Friday, February 27, 2009

This Looks So Fantastic!

Can you believe I just used an exclamation point in the title of this blog post? I know, right? That's how excited I am about this book, Voluntary Madness: My Year Lost and Found in the Loony Bin by Norah Vincent.

I read this article on and knew I had to put this on my wish list. Actually, I might move it to the top of my wish list.

Here's the snippet that got me to read the whole article (and induced my fervor to read the book):

"There are concerns... that psychiatrists in the real world of city hospital psych wards and small private practices spend far too much time writing prescriptions and far too little time listening to patients to help them work through issues that may be the root of their illnesses. Norah Vincent explores this controversy through firsthand personal experience: She becomes a patient herself, documenting what she saw in her new book...

"Vincent, the bestselling author of Self-Made Man (Penguin, 2006), in which she wrote about disguising herself as a man, decided to have herself voluntarily committed to three different institutions. (She declined to provide their real names to protect the privacy of doctors and patients she met there.) She first faked her way into a big city public hospital by pretending to have a recurrence of her previous depression. She then intentionally caused a relapse of her depression by going off her antidepressant, which led to her being admitted to a small private hospital. Finally, she tried a recovery facility replete with yoga classes, gym, and facials.

"Setting aside the ethical problems of faking mental illness (Vincent told her insurance company and offered to pay for the treatment) and the recklessness of causing your own depression relapse, the book is replete with insights into how varying treatment is for mental illness."
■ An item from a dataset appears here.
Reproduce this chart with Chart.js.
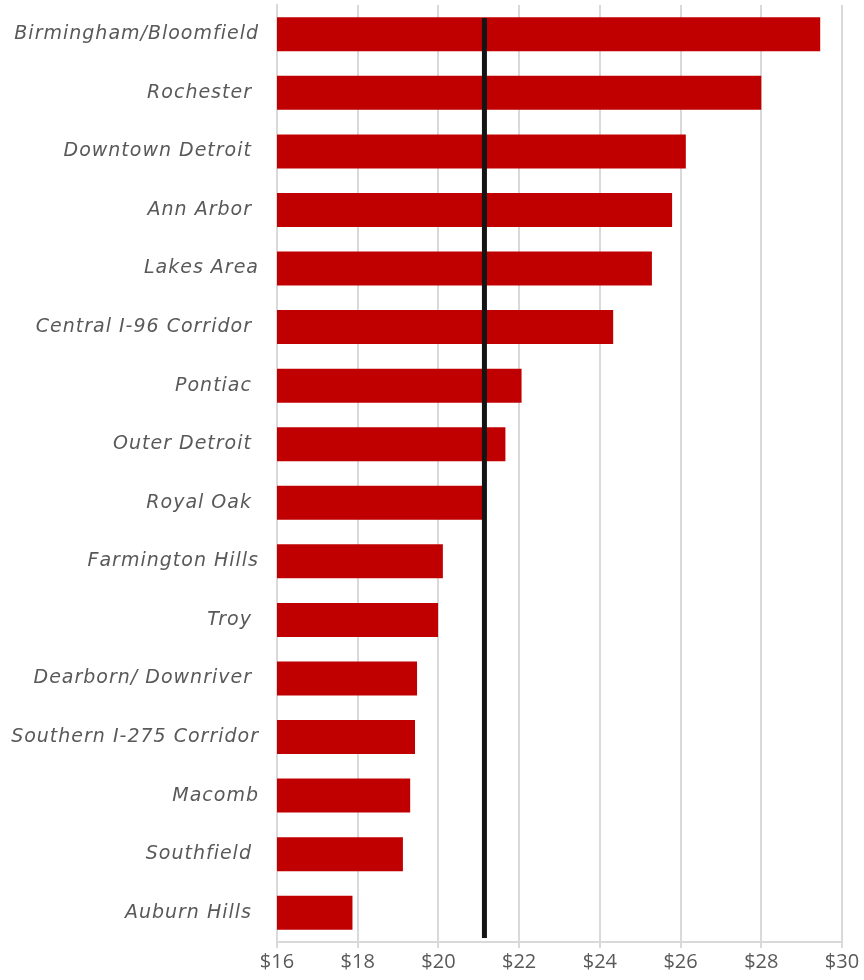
<!DOCTYPE html>
<html>
<head>
<meta charset="utf-8">
<script src="https://cdn.jsdelivr.net/npm/chart.js@4/dist/chart.umd.min.js"></script>
<style>
  html, body { margin: 0; padding: 0; background: #fff; }
  #wrap { width: 864px; height: 980px; }
</style>
</head>
<body>
<div id="wrap"><canvas id="rent-chart"></canvas></div>
<script>
'use strict';

// trailing spaces kept as in the source labels
var areas = [
    'Birmingham/Bloomfield', 'Rochester ', 'Downtown Detroit ', 'Ann Arbor ',
    'Lakes Area', 'Central I-96 Corridor ', 'Pontiac ', 'Outer Detroit ',
    'Royal Oak ', 'Farmington Hills', 'Troy ', 'Dearborn/ Downriver ',
    'Southern I-275 Corridor', 'Macomb', 'Southfield ', 'Auburn Hills '
];
var rents = [
    29.46, 28.00, 26.13, 25.79,
    25.29, 24.33, 22.06, 21.66,
    21.08, 20.11, 19.99, 19.47,
    19.42, 19.30, 19.12, 17.87
];
var averageRent = 21.14;
var xTicks = [16, 18, 20, 22, 24, 26, 28, 30];

var averageLine = {
    id: 'averageLine',
    afterDatasetsDraw: function(chart) {
        var ctx = chart.ctx;
        var area = chart.chartArea;
        var x = chart.scales.x.getPixelForValue(averageRent);
        ctx.save();
        ctx.strokeStyle = '#141414';
        ctx.lineWidth = 5;
        ctx.beginPath();
        ctx.moveTo(x, area.top + 13);
        ctx.lineTo(x, area.bottom - 4);
        ctx.stroke();
        ctx.restore();
    }
};

// wider category labels: add letter spacing only while the y labels are drawn
var spacedLabels = {
    id: 'spacedLabels',
    afterUpdate: function(chart) {
        var scale = chart.scales.y;
        if (scale._spaced) return;
        var orig = scale.drawLabels;
        scale.drawLabels = function(area) {
            var c = this.ctx;
            c.save();
            c.letterSpacing = '1px';
            orig.call(this, area);
            c.restore();
        };
        scale._spaced = true;
    }
};

var ctx = document.getElementById('rent-chart').getContext('2d');
var rentChart = new Chart(ctx, {
    type: 'bar',
    data: {
        labels: areas,
        datasets: [{
            label: 'Rent',
            data: rents,
            backgroundColor: '#c00000',
            borderWidth: 0,
            barPercentage: 0.58,
            categoryPercentage: 1
        }]
    },
    options: {
        indexAxis: 'y',
        responsive: true,
        maintainAspectRatio: false,
        animation: false,
        layout: { padding: { top: 5, right: 22, left: 0, bottom: 0 } },
        plugins: {
            legend: { display: false },
            tooltip: { enabled: false }
        },
        scales: {
            x: {
                min: 16,
                max: 30,
                afterBuildTicks: function(axis) {
                    axis.ticks = xTicks.map(function(v) { return { value: v }; });
                },
                afterFit: function(axis) { axis.height = 38; },
                grid: {
                    color: '#d9d9d9',
                    lineWidth: 2,
                    tickLength: 6,
                    tickColor: '#d9d9d9'
                },
                border: { color: '#d9d9d9', width: 2 },
                ticks: {
                    color: '#595959',
                    padding: 2,
                    maxRotation: 0,
                    font: { family: 'Open Sans', size: 20 },
                    callback: function(v) { return '$' + v; }
                }
            },
            y: {
                afterFit: function(axis) {
                    axis.width = 277;
                    axis.paddingTop = 0;
                    axis.paddingBottom = 0;
                },
                grid: { display: false, drawTicks: false },
                border: { color: '#d9d9d9', width: 2 },
                ticks: {
                    color: '#595959',
                    padding: 18,
                    autoSkip: false,
                    font: { family: 'DejaVu Sans', size: 19, style: 'italic' }
                }
            }
        }
    },
    plugins: [averageLine, spacedLabels]
});
</script>
</body>
</html>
That's kind of crazy, right? (Not that I intended that pun.) I seriously think it would be really interesting to get a "behind-the-scenes" peek from a first-hand perspective of mental health. A lot of authors use poor mental health as plot devices and character "flaws" in fiction, and I'd like to compare/contrast with some (potentially biased) non-fiction.

Anybody else totally weirded out in the most awesome way ever by this book?